* BEGIN SUPPLIED INFORMATION *
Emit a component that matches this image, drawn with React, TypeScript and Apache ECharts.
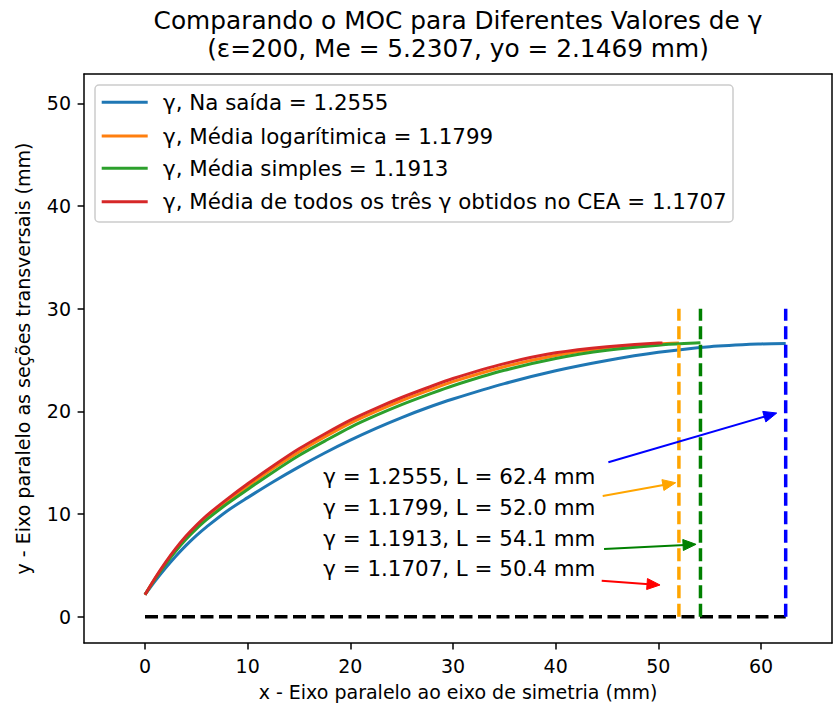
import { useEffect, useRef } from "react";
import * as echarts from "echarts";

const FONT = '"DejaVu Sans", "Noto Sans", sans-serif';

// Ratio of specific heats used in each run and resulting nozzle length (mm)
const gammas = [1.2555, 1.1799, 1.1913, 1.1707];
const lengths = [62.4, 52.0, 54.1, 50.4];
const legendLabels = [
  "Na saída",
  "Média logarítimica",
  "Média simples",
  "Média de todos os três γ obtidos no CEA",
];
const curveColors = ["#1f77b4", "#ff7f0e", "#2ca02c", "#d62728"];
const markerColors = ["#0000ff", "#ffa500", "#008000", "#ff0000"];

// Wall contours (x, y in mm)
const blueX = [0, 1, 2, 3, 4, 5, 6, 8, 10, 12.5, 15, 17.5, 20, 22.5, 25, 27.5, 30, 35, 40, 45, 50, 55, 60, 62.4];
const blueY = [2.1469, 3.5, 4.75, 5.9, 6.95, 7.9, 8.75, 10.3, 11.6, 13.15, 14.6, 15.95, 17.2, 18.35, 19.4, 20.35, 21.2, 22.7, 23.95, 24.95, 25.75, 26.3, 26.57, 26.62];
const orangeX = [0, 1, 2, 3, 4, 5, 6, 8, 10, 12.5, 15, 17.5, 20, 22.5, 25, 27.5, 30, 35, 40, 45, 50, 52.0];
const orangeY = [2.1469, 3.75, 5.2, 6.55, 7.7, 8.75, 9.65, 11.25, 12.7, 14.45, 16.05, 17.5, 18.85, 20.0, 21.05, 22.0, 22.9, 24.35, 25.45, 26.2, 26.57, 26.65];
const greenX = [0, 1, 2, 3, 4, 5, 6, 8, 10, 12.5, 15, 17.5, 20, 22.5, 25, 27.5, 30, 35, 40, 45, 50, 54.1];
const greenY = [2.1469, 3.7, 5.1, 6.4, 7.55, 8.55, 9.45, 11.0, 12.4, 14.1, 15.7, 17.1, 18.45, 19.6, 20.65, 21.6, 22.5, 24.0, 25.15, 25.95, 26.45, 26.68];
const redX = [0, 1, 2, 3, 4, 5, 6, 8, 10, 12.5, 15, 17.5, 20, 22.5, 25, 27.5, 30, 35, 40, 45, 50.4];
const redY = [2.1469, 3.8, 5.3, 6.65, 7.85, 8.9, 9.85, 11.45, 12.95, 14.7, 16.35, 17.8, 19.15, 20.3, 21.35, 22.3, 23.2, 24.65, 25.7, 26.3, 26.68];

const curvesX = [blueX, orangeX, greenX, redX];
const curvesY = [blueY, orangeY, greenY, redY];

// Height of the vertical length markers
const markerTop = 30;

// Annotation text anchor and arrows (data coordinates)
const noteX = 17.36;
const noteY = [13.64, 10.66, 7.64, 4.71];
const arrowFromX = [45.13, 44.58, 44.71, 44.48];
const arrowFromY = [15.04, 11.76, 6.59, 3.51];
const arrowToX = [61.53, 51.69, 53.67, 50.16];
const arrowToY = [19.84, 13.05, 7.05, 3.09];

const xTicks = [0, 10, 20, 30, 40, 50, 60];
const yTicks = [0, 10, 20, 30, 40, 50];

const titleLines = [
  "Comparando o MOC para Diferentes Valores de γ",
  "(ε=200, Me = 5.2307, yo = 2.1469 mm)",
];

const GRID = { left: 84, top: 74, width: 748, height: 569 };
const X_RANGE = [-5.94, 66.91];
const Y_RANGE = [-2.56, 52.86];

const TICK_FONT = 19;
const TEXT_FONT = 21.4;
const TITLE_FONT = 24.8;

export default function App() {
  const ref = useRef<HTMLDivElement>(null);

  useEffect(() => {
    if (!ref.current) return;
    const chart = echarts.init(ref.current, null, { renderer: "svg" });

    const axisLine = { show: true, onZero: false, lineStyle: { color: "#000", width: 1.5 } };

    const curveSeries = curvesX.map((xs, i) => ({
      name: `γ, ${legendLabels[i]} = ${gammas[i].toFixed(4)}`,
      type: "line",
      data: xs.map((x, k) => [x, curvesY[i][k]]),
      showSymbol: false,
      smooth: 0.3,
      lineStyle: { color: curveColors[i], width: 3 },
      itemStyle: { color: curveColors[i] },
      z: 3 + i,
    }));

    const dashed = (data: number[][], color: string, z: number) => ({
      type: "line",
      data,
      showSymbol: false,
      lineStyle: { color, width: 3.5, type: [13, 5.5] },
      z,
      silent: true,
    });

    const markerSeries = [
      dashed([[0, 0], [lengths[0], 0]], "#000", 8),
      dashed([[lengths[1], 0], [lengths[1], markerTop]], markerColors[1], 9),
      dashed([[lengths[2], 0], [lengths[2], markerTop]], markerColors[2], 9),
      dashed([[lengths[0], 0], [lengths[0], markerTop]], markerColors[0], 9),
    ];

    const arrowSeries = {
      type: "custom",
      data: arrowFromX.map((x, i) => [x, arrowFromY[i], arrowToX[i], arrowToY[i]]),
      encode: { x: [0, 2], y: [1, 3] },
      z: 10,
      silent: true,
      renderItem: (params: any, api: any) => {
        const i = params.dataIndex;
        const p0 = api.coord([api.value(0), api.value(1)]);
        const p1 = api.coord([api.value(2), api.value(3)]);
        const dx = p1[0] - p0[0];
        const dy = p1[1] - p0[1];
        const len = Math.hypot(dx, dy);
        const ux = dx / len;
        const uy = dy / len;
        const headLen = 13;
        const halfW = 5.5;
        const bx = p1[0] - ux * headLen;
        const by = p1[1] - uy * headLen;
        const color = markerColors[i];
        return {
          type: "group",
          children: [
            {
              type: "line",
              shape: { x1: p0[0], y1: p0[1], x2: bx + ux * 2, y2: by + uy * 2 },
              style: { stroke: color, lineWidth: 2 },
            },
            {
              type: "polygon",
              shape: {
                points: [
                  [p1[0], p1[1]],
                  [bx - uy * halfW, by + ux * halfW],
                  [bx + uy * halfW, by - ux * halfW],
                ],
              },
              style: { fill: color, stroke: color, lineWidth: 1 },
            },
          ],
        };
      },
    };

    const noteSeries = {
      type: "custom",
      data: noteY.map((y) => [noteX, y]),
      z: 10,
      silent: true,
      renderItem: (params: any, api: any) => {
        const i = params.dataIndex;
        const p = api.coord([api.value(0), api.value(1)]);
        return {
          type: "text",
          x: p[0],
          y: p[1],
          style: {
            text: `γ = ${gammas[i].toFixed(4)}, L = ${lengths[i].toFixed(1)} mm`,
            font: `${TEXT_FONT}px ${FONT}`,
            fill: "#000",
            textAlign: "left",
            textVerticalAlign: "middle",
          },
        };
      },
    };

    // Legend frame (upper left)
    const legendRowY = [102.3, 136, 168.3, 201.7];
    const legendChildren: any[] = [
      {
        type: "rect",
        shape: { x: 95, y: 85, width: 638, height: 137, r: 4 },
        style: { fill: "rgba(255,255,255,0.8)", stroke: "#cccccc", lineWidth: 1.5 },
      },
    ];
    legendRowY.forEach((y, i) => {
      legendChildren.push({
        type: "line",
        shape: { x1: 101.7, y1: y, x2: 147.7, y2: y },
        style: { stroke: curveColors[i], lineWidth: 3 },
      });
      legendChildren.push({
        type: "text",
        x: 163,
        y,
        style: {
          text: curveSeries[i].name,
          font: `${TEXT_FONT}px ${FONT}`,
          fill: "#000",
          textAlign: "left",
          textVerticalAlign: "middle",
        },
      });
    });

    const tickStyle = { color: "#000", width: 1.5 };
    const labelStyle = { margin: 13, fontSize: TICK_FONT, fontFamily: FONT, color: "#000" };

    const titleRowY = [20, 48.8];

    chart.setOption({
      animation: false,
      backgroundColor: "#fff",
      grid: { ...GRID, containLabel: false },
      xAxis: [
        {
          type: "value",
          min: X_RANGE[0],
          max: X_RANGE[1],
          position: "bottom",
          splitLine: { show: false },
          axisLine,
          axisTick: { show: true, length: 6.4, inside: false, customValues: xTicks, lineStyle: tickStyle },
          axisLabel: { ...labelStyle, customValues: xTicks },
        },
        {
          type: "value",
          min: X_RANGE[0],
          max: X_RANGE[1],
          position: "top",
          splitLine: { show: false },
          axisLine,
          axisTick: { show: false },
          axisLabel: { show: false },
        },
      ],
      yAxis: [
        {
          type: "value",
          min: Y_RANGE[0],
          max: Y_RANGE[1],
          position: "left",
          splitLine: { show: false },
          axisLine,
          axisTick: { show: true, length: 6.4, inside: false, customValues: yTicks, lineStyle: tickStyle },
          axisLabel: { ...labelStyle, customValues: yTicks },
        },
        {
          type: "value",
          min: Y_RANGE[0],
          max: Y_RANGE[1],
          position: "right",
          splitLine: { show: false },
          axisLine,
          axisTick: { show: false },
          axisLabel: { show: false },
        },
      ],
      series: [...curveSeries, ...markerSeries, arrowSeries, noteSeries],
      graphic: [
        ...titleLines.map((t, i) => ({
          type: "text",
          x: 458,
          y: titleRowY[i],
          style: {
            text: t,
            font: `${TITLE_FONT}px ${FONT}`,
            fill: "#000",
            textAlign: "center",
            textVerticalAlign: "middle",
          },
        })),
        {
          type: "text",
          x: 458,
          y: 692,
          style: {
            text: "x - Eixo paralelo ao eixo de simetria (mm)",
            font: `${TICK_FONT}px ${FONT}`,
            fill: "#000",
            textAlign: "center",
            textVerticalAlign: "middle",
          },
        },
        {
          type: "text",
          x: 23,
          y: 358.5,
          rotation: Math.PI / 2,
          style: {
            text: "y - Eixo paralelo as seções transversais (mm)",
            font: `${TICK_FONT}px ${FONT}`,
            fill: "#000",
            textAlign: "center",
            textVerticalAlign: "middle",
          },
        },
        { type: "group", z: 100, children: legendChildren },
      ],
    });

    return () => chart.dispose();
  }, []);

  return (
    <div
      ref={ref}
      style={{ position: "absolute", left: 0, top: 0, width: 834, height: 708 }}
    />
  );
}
* END SUPPLIED INFORMATION *
→ INSTRUCTIONS TO FOLLOW
Please repeat exactly the data above from its first line to the line that contains "const markerTop = 30;", inclusive, and leave every picture out.

→ EXPECTED ANSWER
Emit a component that matches this image, drawn with React, TypeScript and Apache ECharts.
import { useEffect, useRef } from "react";
import * as echarts from "echarts";

const FONT = '"DejaVu Sans", "Noto Sans", sans-serif';

// Ratio of specific heats used in each run and resulting nozzle length (mm)
const gammas = [1.2555, 1.1799, 1.1913, 1.1707];
const lengths = [62.4, 52.0, 54.1, 50.4];
const legendLabels = [
  "Na saída",
  "Média logarítimica",
  "Média simples",
  "Média de todos os três γ obtidos no CEA",
];
const curveColors = ["#1f77b4", "#ff7f0e", "#2ca02c", "#d62728"];
const markerColors = ["#0000ff", "#ffa500", "#008000", "#ff0000"];

// Wall contours (x, y in mm)
const blueX = [0, 1, 2, 3, 4, 5, 6, 8, 10, 12.5, 15, 17.5, 20, 22.5, 25, 27.5, 30, 35, 40, 45, 50, 55, 60, 62.4];
const blueY = [2.1469, 3.5, 4.75, 5.9, 6.95, 7.9, 8.75, 10.3, 11.6, 13.15, 14.6, 15.95, 17.2, 18.35, 19.4, 20.35, 21.2, 22.7, 23.95, 24.95, 25.75, 26.3, 26.57, 26.62];
const orangeX = [0, 1, 2, 3, 4, 5, 6, 8, 10, 12.5, 15, 17.5, 20, 22.5, 25, 27.5, 30, 35, 40, 45, 50, 52.0];
const orangeY = [2.1469, 3.75, 5.2, 6.55, 7.7, 8.75, 9.65, 11.25, 12.7, 14.45, 16.05, 17.5, 18.85, 20.0, 21.05, 22.0, 22.9, 24.35, 25.45, 26.2, 26.57, 26.65];
const greenX = [0, 1, 2, 3, 4, 5, 6, 8, 10, 12.5, 15, 17.5, 20, 22.5, 25, 27.5, 30, 35, 40, 45, 50, 54.1];
const greenY = [2.1469, 3.7, 5.1, 6.4, 7.55, 8.55, 9.45, 11.0, 12.4, 14.1, 15.7, 17.1, 18.45, 19.6, 20.65, 21.6, 22.5, 24.0, 25.15, 25.95, 26.45, 26.68];
const redX = [0, 1, 2, 3, 4, 5, 6, 8, 10, 12.5, 15, 17.5, 20, 22.5, 25, 27.5, 30, 35, 40, 45, 50.4];
const redY = [2.1469, 3.8, 5.3, 6.65, 7.85, 8.9, 9.85, 11.45, 12.95, 14.7, 16.35, 17.8, 19.15, 20.3, 21.35, 22.3, 23.2, 24.65, 25.7, 26.3, 26.68];

const curvesX = [blueX, orangeX, greenX, redX];
const curvesY = [blueY, orangeY, greenY, redY];

// Height of the vertical length markers
const markerTop = 30;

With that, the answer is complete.